What I want to focus on here is what comes after the experiment concludes.
Experimentation is about making informed decisions, both tactical and strategic, based on evidence. Turning results into leanings and actions is where the real value lies, and as we will see, there is more to it than simply asking ‘Is it significant?’.
To extract the full value from an experiment, you need to ask four distinct but equally important questions.
Does the evidence support the hypothesis?
What else did we learn?
What do we do with this experiment?
What will we do next?
Does the Evidence Support the Hypothesis?
This is the most fundamental question: does the data support the original hypothesis?
Do we observe the expected statistically significant effect on the primary metric?
Do the secondary metrics support this?
Assuming the hypothesis and decision-criteria were clearly defined and pre-registered, answering this question can be done objectively simply by looking at the experimental data. Possible answers are 'the evidence supports the hypothesis', 'the evidence does not support the hypothesis'.
Answering this question simply tells us whether the data supports the hypothesis, but this is only the beginning. There is much more to learn from an experiment, and how this knowledge is used is where the value lies.
What Else Did We Learn?
Beyond confirming or rejecting the hypothesis, what additional insights emerged from the experiment?
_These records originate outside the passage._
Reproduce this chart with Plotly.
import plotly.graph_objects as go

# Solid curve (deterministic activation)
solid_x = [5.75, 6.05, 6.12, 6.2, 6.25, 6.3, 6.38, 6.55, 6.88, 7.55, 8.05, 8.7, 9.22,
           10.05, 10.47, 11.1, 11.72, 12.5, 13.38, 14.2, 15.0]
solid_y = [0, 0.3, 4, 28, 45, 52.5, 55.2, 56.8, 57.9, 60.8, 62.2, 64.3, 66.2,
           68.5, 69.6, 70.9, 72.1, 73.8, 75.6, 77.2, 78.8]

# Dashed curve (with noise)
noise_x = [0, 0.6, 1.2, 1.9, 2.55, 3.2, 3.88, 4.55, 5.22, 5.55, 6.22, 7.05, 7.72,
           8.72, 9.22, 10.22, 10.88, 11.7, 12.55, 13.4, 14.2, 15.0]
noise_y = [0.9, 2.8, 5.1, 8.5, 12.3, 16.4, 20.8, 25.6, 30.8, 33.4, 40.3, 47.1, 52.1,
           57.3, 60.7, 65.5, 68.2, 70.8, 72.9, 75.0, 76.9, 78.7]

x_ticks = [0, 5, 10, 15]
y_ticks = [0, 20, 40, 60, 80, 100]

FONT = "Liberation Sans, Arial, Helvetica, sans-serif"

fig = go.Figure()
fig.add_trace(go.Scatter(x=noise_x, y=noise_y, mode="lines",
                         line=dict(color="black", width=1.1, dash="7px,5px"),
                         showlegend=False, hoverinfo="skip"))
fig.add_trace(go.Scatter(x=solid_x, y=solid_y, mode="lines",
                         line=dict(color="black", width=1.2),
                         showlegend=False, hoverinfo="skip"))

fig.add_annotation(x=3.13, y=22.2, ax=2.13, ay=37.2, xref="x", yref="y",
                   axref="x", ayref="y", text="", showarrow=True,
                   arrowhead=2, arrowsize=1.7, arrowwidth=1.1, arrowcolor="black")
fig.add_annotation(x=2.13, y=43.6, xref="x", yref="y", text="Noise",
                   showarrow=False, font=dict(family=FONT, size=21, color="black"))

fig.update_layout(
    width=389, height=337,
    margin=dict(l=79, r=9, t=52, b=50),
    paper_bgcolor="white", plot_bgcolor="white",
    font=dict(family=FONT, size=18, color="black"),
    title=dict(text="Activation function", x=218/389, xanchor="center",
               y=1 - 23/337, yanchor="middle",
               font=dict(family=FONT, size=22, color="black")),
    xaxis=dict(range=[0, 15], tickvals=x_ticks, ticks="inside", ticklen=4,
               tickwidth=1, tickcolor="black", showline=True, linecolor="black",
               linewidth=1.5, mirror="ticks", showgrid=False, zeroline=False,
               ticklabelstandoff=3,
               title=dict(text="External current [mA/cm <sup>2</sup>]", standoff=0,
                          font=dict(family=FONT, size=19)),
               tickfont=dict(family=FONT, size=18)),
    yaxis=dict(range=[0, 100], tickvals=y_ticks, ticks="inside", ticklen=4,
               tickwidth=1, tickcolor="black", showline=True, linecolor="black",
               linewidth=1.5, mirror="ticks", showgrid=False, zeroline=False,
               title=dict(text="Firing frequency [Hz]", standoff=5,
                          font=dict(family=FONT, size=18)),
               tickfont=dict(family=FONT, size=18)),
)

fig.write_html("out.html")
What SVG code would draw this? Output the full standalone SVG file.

Did user behavior reveal unexpected patterns?
Were there differences in how specific segments responded?
Did secondary metrics suggest new questions or areas of opportunity?
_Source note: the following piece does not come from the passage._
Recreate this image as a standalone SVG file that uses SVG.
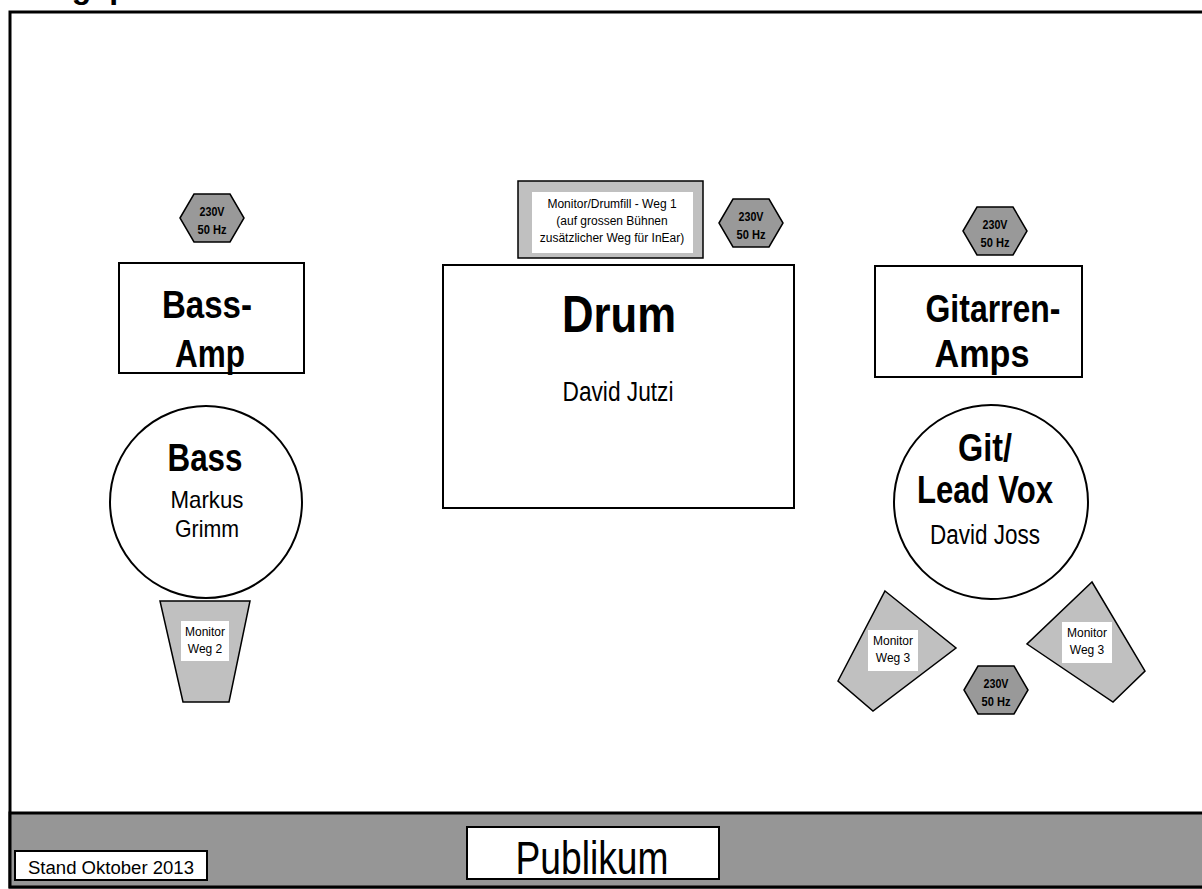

Did we observe any guardrail regressions, or negative side effects which were not accounted for in the hypothesis?
Was there anything about the implementation, experience, or delivery that surfaced operational or technical insights?
Answering that question helps capture learnings and helps build institutional knowledge, inform future experiments, and sharpen your understanding of your users and product.
What Do We Do With This Experiment?
This is the immediate product decision: Should we make the tested variant the default experience, or revert to the original implementation? Do we ship it or not?
Shipping it means making the variant visible to all users going forward. Keeping current means retaining the baseline experience for everyone, including those who were exposed to the variant during the experiment.
Typically, experiments are shipped when the underlying hypothesis was successfully tested otherwise we default back to base, but this does not need to be, and even in cases where the evidence supports the hypothesis, shipping it may not always be the best move. You need to consider:
Did the experiment surface new insights that might change how we interpret the results or alter our next move? For example, did secondary metrics or segment analysis reveal something surprising or worth further investigation?
Does this change align with our strategic direction? (if you have not asked yourself that question before the test)
Are there any tradeoffs to be made?
Is this the most optimal implementation, or does it create tech/product debt?
Is the impact size large enough to justify implementation costs?
Despite the positive signals, shall we refine and test again before rolling out?
Similarly a flat, or even negative, result does not automatically mean don't ship it. There are a few things to consider:
Is there a strategic reason to move ahead without supporting evidence?
Are there legal requirements which justify shipping this, despite the evidence?
The ship it action you take is a decision, and it should reflect not just the data, but the broader context. What's critical, and even more when the data doesn't fully support the action, is to clearly document the decision rationale. A decision rationale explains why a particular decision was made, whether it aligns with the experimental evidence or intentionally deviates from it. This builds trust, organisational memory, supports accountability, and helps others (and your future self) interpret and understand decisions in context.
Unlike the first questions, 'What do we do with this experiment?' it is harder to answer as it requires a certain understanding of the broader context under which the decision is made.
What Will We Do Next?
This is the meta-decision: how does this experiment affect our thinking about the whole hypothesis space?
Do we double down and iterate?
Do we pivot to a new approach based on what we learned?
Or is it time to end the line of experimentation?
Some ideas take several iterations to mature. Others reveal their limits quickly. The important thing is to be deliberate. Treat experiments not as isolated ‘Ship it’ decisions, but as steps in a learning journey.
Knowing when to stop exploring a hypothesis is just as valuable as knowing when to keep going.
This question should be considered independently of the ‘Ship it’ decision. You might choose to ship the current version and continue iterating if you see further potential in the idea. Alternatively, you might ship but decide not to invest further if the expected additional value doesn’t justify the cost. The decision to continue exploring or move on should be based on the opportunity ahead, not just the outcome of a single experiment.
Similarly, a no ship decision doesn't necessarily mean the end. You might choose to iterate further, for example, by exploring a more cost-effective implementation or refining the experience. Alternatively, you might decide to end the line of experimentation altogether if repeated efforts have shown no meaningful impact on customer outcomes.
Conclusion
Asking all four questions at the end of every experiment forces you to move away from the “Is it significant?” mindset and start thinking in terms of what you learned, how it informs the roadmap, and whether this line of experimentation is still worth pursuing.